Return the lines below exactly, from the first line to the line that contains "import * as". Leave out pictures.

» **DATASET SECTION**

"""

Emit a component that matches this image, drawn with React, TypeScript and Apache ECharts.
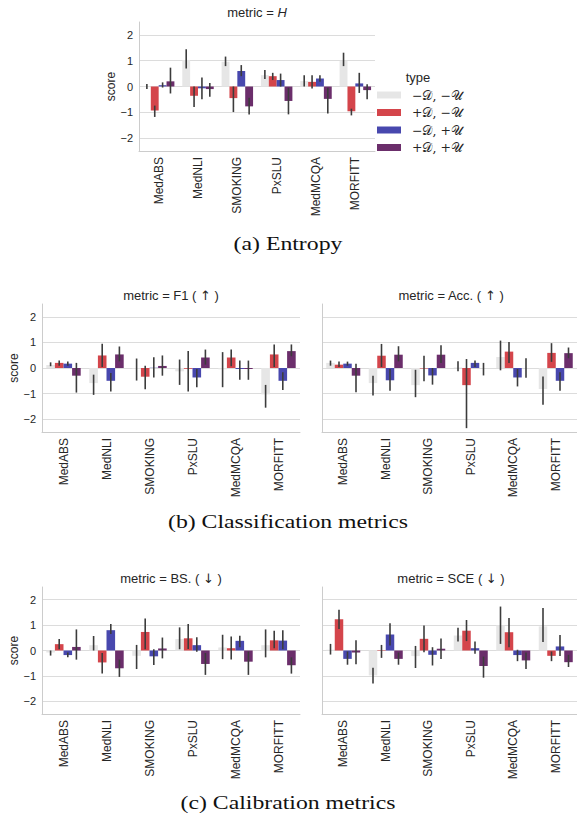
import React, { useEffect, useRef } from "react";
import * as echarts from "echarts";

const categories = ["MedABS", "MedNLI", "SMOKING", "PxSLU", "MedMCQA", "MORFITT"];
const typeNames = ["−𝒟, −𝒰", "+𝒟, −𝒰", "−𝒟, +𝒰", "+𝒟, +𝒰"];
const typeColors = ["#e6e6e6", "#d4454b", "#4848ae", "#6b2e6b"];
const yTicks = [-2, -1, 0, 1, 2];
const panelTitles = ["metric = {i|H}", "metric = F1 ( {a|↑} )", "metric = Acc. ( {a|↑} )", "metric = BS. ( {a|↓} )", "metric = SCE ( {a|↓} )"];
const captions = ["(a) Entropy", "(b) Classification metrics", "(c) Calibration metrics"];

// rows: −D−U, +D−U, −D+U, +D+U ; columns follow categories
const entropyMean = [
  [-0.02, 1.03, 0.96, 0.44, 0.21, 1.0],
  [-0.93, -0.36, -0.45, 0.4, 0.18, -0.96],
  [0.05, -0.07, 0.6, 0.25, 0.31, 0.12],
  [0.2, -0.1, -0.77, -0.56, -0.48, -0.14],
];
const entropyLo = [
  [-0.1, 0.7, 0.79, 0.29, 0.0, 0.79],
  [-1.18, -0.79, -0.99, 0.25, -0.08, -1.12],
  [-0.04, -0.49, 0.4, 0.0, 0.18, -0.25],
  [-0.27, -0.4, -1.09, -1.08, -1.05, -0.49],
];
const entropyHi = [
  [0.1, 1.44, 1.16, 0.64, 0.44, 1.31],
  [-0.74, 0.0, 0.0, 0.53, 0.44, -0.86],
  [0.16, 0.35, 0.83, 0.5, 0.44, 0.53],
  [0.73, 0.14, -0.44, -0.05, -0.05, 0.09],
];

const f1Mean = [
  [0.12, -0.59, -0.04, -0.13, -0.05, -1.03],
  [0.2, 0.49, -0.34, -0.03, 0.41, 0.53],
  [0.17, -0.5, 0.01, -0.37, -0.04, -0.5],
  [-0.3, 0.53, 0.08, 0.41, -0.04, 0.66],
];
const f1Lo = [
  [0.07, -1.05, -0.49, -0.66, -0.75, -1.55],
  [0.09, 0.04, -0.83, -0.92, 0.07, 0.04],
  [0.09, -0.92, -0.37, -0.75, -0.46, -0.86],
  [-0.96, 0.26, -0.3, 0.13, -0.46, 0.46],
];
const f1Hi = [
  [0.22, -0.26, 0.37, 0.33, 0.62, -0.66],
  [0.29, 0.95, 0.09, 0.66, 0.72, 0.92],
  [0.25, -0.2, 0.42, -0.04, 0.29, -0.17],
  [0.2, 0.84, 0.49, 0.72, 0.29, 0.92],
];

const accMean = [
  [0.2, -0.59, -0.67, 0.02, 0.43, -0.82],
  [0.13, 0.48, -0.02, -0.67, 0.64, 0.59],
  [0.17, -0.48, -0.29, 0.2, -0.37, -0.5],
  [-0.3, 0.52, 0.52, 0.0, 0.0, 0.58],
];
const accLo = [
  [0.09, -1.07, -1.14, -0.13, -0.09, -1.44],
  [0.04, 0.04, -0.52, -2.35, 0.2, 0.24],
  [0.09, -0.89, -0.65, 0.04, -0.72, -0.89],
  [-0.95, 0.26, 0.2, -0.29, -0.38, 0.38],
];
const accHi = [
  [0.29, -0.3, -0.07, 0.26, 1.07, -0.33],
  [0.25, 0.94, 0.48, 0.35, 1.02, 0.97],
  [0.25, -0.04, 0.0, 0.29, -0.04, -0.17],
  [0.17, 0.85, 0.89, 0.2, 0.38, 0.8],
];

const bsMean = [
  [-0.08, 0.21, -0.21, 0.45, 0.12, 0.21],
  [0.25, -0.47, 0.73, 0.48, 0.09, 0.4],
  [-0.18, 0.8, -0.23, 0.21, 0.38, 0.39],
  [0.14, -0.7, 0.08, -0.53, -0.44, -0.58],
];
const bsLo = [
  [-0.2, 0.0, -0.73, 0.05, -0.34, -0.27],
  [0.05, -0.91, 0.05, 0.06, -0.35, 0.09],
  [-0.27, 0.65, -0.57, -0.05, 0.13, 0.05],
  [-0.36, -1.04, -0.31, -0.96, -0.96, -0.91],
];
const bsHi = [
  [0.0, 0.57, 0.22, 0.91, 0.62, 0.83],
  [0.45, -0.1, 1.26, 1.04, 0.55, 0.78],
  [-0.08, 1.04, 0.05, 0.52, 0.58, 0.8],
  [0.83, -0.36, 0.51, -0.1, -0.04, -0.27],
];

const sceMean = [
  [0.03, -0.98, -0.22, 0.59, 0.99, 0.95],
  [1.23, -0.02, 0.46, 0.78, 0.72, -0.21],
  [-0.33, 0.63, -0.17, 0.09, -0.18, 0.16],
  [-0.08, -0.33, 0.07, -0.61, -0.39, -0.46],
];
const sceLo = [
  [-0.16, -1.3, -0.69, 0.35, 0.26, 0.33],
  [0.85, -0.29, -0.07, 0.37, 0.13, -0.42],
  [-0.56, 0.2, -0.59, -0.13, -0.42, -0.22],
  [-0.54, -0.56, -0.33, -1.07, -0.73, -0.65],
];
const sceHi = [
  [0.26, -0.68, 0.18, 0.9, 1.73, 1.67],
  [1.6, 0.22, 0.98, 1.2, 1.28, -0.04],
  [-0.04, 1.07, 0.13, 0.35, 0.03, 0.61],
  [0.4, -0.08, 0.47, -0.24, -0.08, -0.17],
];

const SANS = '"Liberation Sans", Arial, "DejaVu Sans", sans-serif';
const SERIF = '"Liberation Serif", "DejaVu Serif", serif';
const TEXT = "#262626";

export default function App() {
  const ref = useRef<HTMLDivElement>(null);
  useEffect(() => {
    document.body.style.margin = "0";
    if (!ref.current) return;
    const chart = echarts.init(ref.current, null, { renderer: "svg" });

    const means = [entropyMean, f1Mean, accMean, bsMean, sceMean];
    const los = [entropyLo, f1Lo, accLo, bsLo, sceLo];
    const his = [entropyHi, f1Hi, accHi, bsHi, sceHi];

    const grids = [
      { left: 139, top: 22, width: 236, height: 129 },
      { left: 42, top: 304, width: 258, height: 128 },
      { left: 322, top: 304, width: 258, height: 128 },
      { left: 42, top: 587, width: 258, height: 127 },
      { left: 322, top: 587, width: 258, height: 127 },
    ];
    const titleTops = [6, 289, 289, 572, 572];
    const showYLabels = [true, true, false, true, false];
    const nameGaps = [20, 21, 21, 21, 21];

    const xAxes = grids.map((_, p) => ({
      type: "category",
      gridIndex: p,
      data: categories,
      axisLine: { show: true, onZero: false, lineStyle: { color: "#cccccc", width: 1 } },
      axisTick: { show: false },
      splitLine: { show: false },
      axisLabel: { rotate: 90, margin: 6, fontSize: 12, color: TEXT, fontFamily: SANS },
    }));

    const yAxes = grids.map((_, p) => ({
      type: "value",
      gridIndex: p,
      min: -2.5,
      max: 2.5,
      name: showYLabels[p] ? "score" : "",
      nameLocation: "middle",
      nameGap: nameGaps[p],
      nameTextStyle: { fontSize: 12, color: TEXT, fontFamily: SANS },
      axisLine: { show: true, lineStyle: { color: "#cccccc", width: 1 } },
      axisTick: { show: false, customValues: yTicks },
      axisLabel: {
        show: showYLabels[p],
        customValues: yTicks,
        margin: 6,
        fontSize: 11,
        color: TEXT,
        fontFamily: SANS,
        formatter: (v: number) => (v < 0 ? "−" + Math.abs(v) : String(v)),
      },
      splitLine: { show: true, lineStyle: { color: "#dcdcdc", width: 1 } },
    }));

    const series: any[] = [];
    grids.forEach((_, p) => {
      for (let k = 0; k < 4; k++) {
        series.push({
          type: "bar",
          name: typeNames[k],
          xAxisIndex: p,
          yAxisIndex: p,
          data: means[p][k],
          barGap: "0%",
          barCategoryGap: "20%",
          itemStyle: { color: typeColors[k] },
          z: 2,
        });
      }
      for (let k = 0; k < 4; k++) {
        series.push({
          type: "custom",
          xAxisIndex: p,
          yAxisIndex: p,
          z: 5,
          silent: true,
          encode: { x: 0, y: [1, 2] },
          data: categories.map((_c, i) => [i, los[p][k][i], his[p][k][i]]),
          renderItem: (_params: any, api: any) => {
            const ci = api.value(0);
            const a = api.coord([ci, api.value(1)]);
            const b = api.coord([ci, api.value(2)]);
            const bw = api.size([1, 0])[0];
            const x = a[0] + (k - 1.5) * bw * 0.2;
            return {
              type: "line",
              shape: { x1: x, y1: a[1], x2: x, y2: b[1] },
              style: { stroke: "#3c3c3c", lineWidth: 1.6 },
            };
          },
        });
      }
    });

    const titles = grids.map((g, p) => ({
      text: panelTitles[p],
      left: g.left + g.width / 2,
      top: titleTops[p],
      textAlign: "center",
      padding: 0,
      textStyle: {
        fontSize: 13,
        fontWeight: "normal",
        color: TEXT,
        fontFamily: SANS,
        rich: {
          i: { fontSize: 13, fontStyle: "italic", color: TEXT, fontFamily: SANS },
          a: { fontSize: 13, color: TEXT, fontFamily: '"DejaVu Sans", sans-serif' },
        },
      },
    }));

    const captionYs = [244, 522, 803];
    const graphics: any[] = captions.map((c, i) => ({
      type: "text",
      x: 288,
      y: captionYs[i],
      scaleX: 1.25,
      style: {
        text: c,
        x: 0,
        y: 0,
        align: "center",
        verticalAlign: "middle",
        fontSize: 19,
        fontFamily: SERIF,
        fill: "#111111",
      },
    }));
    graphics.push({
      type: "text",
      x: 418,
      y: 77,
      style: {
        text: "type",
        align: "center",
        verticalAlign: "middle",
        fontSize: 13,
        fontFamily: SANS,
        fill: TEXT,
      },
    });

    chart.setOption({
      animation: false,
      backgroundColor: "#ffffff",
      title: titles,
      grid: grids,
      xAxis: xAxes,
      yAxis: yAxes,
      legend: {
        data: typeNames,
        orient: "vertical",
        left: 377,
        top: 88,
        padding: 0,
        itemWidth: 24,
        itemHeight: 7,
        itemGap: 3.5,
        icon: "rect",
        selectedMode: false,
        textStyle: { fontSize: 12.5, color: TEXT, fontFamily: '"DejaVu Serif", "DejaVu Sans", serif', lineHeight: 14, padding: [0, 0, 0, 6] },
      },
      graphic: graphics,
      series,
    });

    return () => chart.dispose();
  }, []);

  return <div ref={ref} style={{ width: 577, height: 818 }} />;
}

"""

» **COMPLETE RESPONSE**
Emit a component that matches this image, drawn with React, TypeScript and Apache ECharts.
import React, { useEffect, useRef } from "react";
import * as echarts from "echarts";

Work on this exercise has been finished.